### WHAT YOU NEED TO DO:
Write out the listing, please, but only from its first line through the line containing "const yTicks = [0,1,2,3,4,5,6];", exactly as given and without pictures.

### GIVEN MATERIAL:
· · · · · · ·

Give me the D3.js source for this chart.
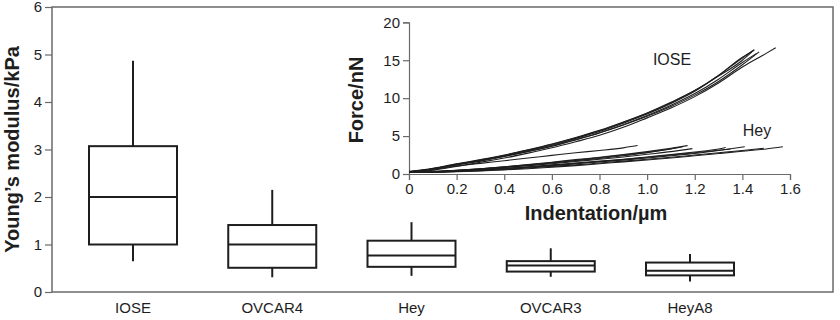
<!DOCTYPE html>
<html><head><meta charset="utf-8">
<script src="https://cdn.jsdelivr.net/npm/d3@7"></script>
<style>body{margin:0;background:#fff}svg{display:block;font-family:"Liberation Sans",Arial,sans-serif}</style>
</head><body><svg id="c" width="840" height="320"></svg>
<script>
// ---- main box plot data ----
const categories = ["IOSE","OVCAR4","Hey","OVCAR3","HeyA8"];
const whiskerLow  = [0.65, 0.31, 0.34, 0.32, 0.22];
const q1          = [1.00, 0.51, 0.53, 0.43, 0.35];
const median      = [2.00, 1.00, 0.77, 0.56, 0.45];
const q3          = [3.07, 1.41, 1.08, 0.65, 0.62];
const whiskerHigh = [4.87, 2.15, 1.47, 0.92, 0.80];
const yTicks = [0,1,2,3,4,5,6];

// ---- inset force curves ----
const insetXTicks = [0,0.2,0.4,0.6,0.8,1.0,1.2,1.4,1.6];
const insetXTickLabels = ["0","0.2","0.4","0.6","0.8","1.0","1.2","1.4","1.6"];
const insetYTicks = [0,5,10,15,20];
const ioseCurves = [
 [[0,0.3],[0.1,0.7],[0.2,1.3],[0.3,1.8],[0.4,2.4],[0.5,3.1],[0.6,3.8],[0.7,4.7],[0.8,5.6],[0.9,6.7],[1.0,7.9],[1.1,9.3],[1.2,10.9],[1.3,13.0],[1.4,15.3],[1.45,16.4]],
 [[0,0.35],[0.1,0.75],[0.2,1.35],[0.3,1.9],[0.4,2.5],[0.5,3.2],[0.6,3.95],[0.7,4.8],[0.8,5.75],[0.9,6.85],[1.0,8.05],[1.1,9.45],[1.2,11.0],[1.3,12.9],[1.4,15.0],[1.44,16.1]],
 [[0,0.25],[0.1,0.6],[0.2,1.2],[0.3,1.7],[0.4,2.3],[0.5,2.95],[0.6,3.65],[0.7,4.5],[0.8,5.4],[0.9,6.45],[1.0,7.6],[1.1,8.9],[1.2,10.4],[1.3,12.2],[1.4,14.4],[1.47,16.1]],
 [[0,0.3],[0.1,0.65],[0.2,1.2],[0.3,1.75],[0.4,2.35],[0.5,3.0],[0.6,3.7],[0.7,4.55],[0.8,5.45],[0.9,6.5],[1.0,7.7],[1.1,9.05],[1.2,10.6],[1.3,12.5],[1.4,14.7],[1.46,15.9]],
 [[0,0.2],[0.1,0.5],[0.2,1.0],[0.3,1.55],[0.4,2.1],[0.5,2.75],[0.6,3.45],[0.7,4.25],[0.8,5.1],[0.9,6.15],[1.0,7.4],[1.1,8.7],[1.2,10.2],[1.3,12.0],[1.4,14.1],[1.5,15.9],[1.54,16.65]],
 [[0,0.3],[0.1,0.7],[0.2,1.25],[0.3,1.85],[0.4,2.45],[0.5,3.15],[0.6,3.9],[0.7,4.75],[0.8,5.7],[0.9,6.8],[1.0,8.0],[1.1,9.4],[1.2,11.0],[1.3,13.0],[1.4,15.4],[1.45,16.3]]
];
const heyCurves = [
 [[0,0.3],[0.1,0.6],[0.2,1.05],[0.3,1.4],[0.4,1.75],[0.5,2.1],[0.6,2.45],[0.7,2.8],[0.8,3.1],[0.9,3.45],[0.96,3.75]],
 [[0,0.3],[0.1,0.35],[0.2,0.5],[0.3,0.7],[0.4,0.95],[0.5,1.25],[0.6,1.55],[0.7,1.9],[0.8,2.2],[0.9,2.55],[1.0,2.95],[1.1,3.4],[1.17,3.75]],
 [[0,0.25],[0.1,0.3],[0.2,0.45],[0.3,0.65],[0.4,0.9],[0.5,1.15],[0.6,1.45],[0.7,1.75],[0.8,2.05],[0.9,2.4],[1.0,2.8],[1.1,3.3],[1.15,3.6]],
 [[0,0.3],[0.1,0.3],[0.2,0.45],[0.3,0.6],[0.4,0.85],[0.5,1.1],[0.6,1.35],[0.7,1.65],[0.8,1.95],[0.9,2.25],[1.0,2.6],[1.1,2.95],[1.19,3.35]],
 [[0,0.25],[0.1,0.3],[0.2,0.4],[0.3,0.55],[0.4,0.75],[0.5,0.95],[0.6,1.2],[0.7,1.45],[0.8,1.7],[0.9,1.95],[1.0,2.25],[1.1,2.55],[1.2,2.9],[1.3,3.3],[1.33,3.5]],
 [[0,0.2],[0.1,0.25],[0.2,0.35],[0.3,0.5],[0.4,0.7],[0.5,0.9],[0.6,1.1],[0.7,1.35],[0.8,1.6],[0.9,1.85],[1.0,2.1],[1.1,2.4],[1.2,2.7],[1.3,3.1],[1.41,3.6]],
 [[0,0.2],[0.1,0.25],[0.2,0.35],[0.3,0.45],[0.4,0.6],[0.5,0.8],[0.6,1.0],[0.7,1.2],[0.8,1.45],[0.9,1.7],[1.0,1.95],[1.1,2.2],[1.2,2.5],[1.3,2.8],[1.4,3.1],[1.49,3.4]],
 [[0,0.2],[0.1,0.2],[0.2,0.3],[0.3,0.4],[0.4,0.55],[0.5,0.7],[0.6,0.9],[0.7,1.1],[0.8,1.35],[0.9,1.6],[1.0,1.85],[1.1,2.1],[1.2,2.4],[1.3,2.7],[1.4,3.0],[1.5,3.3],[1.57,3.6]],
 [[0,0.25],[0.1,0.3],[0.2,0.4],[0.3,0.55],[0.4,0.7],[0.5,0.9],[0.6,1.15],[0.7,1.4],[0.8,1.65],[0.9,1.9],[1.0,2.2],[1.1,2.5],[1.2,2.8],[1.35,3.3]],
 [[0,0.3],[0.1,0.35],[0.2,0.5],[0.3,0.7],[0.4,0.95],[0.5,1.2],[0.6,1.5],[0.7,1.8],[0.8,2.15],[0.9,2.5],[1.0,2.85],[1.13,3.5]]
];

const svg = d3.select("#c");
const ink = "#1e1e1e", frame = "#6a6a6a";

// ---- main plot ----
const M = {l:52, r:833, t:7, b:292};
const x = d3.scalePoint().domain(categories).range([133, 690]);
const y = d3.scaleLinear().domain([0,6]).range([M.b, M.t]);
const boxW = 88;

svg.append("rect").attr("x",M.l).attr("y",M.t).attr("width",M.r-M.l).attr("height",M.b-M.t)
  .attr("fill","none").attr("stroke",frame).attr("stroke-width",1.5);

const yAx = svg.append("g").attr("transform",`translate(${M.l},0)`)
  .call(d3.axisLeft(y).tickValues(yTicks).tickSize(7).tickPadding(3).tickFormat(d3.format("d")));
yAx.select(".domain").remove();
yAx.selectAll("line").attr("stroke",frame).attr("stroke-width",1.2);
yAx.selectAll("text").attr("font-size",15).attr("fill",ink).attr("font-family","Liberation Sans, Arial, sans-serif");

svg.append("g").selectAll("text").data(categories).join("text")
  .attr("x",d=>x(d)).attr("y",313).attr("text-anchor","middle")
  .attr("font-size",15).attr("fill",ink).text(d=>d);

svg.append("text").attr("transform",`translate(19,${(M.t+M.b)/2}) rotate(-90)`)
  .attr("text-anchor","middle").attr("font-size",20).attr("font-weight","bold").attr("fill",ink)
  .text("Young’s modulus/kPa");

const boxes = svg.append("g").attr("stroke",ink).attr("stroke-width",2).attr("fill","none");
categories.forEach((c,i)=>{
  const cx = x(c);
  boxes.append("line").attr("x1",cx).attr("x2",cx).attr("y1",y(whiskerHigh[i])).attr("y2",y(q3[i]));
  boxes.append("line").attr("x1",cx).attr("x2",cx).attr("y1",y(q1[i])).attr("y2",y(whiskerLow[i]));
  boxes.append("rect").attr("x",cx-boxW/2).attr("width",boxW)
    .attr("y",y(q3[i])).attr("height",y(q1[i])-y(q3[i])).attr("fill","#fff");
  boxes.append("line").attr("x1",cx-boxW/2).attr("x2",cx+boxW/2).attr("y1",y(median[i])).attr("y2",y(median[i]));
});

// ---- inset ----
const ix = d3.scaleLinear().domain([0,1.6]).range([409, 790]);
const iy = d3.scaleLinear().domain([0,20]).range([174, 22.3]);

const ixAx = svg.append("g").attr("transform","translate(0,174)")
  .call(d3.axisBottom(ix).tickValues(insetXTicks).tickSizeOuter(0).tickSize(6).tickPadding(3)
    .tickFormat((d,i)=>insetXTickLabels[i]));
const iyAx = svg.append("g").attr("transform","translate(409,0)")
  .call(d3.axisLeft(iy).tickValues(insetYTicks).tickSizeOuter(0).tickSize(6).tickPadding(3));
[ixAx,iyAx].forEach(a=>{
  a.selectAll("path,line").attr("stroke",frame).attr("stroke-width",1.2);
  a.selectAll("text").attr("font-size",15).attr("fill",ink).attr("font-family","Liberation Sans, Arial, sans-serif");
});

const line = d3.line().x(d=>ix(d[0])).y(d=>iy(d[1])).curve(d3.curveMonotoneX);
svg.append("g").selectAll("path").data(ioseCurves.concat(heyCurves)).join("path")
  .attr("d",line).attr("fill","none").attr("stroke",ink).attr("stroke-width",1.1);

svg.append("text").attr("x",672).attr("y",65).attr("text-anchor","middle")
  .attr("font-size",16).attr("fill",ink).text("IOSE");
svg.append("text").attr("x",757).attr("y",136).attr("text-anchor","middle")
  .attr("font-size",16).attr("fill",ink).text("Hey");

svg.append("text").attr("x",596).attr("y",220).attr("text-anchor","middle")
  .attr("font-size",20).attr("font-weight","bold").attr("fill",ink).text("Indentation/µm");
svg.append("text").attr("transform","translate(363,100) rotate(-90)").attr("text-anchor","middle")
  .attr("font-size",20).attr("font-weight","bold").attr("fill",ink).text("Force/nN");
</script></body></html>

· · · · · · ·

### REPLY TO THE TASK:
Give me the D3.js source for this chart.
<!DOCTYPE html>
<html><head><meta charset="utf-8">
<script src="https://cdn.jsdelivr.net/npm/d3@7"></script>
<style>body{margin:0;background:#fff}svg{display:block;font-family:"Liberation Sans",Arial,sans-serif}</style>
</head><body><svg id="c" width="840" height="320"></svg>
<script>
// ---- main box plot data ----
const categories = ["IOSE","OVCAR4","Hey","OVCAR3","HeyA8"];
const whiskerLow  = [0.65, 0.31, 0.34, 0.32, 0.22];
const q1          = [1.00, 0.51, 0.53, 0.43, 0.35];
const median      = [2.00, 1.00, 0.77, 0.56, 0.45];
const q3          = [3.07, 1.41, 1.08, 0.65, 0.62];
const whiskerHigh = [4.87, 2.15, 1.47, 0.92, 0.80];
const yTicks = [0,1,2,3,4,5,6];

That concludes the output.